* BEGIN *

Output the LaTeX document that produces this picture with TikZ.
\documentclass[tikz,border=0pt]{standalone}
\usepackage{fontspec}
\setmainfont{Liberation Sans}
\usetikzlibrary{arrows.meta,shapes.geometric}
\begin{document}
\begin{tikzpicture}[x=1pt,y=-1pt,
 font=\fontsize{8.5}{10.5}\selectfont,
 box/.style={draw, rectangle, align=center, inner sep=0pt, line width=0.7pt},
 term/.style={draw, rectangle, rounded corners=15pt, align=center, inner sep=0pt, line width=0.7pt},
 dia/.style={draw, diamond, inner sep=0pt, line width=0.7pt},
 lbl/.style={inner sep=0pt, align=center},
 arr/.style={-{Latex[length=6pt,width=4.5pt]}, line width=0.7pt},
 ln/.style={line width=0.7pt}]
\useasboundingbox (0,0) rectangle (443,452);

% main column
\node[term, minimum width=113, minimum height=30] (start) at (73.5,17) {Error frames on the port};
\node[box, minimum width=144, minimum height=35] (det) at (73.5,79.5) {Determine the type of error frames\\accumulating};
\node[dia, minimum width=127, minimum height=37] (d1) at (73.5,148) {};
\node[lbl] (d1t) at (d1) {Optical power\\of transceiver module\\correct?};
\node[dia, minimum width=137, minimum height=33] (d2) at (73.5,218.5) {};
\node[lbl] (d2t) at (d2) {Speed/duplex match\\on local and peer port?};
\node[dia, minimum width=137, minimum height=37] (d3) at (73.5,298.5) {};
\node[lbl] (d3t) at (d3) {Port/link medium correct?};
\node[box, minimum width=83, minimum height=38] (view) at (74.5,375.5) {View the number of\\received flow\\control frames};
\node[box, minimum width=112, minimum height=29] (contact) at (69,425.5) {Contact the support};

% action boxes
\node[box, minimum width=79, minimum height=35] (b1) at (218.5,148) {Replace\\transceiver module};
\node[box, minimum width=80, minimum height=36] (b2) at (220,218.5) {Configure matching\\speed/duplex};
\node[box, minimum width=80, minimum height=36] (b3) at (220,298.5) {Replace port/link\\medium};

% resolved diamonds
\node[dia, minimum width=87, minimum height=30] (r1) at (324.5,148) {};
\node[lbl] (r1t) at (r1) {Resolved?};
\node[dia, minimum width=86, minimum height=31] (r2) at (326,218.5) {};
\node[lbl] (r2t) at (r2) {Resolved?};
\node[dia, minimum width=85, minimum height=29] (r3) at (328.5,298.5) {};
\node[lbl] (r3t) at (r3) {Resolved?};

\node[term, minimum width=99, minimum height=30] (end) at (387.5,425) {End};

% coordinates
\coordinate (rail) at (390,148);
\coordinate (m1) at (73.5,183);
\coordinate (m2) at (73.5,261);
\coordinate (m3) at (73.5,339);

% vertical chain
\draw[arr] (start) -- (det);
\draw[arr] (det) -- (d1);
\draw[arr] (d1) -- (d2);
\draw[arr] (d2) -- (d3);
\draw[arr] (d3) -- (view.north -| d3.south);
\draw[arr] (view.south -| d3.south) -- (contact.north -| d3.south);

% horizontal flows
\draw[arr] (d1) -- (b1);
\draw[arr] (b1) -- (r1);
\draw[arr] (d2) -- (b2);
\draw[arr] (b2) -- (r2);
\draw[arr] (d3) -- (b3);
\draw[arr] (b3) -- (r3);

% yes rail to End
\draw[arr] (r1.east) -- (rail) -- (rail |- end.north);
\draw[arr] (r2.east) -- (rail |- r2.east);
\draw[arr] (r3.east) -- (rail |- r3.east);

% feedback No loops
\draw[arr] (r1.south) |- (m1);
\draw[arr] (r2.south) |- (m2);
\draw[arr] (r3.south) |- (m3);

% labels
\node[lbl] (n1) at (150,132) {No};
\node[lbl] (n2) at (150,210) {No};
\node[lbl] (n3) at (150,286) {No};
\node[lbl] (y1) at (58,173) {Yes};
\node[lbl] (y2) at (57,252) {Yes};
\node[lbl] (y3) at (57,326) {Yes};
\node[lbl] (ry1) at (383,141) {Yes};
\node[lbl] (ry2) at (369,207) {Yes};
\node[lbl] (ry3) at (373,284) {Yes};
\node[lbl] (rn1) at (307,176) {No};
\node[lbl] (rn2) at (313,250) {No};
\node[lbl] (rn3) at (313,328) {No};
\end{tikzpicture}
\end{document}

* END *
* BEGIN *

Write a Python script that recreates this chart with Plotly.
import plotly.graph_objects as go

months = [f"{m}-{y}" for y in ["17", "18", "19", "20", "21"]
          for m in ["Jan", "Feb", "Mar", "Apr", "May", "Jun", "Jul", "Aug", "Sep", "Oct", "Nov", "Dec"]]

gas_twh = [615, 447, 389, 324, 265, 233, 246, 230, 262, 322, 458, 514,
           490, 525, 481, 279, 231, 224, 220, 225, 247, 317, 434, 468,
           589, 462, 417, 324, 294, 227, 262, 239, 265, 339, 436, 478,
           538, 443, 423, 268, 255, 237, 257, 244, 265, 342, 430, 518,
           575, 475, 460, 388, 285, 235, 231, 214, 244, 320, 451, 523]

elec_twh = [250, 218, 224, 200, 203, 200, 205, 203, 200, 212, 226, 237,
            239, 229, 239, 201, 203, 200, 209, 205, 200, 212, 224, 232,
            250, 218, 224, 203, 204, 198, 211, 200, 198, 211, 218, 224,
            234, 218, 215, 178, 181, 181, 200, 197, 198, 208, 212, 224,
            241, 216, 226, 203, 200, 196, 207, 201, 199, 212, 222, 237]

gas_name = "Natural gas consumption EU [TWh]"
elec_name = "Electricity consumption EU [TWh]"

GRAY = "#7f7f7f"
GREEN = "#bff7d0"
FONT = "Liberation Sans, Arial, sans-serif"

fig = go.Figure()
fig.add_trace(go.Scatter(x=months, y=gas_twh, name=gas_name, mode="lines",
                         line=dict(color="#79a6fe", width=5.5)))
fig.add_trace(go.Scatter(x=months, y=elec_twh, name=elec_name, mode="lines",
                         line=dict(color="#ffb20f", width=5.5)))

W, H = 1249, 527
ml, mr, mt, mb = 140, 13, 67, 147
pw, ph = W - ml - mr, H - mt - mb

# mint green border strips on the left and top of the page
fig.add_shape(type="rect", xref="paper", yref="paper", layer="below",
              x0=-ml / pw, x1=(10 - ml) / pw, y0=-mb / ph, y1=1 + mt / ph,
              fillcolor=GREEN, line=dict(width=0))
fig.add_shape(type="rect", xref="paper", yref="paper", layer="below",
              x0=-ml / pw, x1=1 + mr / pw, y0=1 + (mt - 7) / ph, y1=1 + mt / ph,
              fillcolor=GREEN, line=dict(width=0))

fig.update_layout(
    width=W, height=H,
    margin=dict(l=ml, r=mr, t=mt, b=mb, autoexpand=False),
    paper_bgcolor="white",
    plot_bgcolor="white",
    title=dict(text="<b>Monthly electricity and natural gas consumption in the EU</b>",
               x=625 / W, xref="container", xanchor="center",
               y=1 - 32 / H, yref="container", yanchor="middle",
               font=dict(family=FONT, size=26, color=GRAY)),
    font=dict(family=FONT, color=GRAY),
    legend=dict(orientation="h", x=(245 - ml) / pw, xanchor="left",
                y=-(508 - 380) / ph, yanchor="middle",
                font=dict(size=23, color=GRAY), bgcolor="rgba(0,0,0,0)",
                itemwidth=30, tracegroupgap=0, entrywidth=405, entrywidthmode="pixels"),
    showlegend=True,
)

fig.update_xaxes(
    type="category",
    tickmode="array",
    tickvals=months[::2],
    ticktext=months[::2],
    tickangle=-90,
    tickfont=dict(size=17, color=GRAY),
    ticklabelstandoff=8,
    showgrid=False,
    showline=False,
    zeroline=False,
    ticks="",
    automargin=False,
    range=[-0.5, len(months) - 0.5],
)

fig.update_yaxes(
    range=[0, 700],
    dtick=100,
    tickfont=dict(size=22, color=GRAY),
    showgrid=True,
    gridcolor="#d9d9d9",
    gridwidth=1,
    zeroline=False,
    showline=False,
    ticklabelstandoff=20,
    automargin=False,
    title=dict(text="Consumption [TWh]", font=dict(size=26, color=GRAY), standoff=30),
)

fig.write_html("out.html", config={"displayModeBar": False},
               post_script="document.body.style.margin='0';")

* END *

SET TASK:
In the listing above, locate the line containing "Write a Python" and the line containing "212, 222, 237]", then transcribe both and every line between them verbatim.

FINAL ANSWER:
Write a Python script that recreates this chart with Plotly.
import plotly.graph_objects as go

months = [f"{m}-{y}" for y in ["17", "18", "19", "20", "21"]
          for m in ["Jan", "Feb", "Mar", "Apr", "May", "Jun", "Jul", "Aug", "Sep", "Oct", "Nov", "Dec"]]

gas_twh = [615, 447, 389, 324, 265, 233, 246, 230, 262, 322, 458, 514,
           490, 525, 481, 279, 231, 224, 220, 225, 247, 317, 434, 468,
           589, 462, 417, 324, 294, 227, 262, 239, 265, 339, 436, 478,
           538, 443, 423, 268, 255, 237, 257, 244, 265, 342, 430, 518,
           575, 475, 460, 388, 285, 235, 231, 214, 244, 320, 451, 523]

elec_twh = [250, 218, 224, 200, 203, 200, 205, 203, 200, 212, 226, 237,
            239, 229, 239, 201, 203, 200, 209, 205, 200, 212, 224, 232,
            250, 218, 224, 203, 204, 198, 211, 200, 198, 211, 218, 224,
            234, 218, 215, 178, 181, 181, 200, 197, 198, 208, 212, 224,
            241, 216, 226, 203, 200, 196, 207, 201, 199, 212, 222, 237]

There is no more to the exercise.